Rather than waste our “energy” on extracting every last dirty drop of oil from the planet, let us concentrate constructively on finding a long-term solution. I’d like to mention my own grandfather, Herman Bany, once an electrical engineer for GE and inventor with nearly one hundred patents. Forever coming up with new thoughts and ideas, he was one of the original pioneers of the wind turbine — wind energy, back in the 1940’s. I heard on more than one occasion that we need to explore and find a way to turn human waste into energy. He said it was absolutely possible, and that it would forever be available, cheap and clean. If we turn our focus on ideas for solutions such as this we could preserve the Arctic Refuge forever and have an unlimited source of clean energy to keep the modern world moving forward.
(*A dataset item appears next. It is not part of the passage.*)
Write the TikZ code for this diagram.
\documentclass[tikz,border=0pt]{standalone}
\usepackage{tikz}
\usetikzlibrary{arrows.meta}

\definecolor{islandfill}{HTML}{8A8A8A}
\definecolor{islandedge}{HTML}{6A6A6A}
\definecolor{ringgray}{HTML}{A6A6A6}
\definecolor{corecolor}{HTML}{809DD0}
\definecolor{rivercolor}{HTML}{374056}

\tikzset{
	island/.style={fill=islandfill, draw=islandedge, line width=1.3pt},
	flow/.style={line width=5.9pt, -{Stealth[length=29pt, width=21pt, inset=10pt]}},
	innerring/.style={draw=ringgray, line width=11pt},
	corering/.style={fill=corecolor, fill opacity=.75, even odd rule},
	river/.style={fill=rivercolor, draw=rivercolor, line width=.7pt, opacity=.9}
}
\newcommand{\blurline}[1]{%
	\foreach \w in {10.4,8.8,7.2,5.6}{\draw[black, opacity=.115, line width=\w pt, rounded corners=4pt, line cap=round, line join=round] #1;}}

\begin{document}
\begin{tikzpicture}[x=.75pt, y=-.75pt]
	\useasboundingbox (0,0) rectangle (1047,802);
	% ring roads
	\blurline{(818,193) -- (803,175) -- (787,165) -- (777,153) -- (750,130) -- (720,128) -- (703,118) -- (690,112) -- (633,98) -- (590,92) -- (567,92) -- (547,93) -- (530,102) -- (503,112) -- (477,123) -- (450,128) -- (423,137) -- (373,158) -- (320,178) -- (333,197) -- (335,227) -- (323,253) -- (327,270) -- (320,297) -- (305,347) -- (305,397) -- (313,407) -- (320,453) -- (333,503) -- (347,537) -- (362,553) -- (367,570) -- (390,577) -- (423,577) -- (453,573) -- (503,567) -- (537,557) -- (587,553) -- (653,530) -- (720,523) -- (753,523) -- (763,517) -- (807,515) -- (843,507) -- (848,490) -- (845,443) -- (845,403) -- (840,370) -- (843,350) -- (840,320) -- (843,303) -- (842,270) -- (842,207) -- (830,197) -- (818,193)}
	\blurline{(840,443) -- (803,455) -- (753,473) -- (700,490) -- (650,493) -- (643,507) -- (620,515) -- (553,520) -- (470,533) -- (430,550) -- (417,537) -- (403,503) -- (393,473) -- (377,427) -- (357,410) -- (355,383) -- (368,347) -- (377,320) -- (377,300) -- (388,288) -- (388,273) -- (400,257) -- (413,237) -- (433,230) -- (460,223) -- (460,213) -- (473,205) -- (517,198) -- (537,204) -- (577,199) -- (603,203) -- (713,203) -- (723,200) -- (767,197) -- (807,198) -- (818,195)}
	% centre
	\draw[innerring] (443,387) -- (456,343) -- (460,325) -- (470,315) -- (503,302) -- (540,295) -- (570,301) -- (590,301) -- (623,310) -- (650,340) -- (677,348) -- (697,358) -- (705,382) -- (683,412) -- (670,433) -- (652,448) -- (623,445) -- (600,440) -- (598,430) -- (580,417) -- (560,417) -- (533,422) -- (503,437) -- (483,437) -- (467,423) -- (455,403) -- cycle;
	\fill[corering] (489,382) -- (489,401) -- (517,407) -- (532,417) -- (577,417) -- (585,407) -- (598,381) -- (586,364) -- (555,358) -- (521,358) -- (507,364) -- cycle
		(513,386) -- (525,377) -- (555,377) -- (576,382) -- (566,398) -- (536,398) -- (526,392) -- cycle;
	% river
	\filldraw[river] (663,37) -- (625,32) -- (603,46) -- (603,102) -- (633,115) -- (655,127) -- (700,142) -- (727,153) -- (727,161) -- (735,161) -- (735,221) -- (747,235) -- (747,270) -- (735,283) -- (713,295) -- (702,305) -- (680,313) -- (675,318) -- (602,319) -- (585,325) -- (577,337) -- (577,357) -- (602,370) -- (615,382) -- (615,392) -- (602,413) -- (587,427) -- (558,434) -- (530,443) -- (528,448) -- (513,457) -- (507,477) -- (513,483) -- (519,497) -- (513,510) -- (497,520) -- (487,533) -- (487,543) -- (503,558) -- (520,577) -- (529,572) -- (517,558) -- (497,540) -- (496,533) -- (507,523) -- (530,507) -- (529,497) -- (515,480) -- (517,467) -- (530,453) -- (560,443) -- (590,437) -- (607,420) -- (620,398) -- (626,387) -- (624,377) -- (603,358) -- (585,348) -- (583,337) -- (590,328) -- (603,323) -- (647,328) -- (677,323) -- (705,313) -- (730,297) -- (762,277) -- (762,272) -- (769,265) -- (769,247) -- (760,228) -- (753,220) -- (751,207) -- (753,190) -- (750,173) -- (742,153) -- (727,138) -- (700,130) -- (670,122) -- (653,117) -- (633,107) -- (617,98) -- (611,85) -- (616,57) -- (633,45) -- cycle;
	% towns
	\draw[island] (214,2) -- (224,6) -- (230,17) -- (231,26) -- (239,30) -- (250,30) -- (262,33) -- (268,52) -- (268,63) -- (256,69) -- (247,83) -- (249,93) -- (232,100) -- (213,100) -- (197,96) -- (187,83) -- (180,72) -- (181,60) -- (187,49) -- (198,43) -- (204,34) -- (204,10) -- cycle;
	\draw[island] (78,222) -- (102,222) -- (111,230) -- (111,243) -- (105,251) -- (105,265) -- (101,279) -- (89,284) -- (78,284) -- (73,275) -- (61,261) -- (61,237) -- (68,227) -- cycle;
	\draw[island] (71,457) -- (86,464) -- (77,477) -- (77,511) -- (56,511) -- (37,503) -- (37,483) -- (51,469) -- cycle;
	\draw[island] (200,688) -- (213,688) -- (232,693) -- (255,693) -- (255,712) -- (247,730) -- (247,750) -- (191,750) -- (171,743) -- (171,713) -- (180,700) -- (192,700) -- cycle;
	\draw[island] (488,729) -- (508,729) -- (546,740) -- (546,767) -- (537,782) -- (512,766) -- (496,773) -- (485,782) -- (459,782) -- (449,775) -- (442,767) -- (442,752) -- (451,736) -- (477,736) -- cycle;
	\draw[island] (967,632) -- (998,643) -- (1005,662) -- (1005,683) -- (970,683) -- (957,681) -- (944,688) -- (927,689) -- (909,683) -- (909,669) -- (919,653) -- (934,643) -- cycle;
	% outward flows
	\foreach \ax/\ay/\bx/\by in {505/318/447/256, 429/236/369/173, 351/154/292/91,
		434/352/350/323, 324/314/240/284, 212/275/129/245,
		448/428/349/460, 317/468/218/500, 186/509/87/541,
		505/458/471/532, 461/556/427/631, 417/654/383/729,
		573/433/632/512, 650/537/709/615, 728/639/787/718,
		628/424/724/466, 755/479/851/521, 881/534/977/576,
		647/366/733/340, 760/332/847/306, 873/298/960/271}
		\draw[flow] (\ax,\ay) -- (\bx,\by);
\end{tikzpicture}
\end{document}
– Sally Magaziner, Malvern, Pennsylvania

I would like to express my strong opposition to drilling in the Arctic National Wildlife Refuge. The fact that over 50 years of protection can be wiped out in just under a year is deeply disturbing, especially when we live in a time of high anxiety over the future of our planet. If we continue to rely on fossil fuels and exploit the very nature that sustains us, we won’t have a future.

I am lucky enough to live next to Yellowstone National Park and know firsthand how important protected spaces are, how living next to truly wild places creates long-lasting wealth for an area and a sense of place and meaning. The Arctic Refuge is one of our last remaining pristine places and is protected for a reason: it is the home to migrating caribou, a shrinking polar bear population as well as many other iconic species. The majority of the coastal plain — the very place your agency wants to drill — is designated as critical denning habitat for polar bears, aren’t they under enough stress as it is?

With the majority of citizens opposing drilling due to its clear consequences for the environment, wildlife, and indigenous communities, how on earth is this a good idea?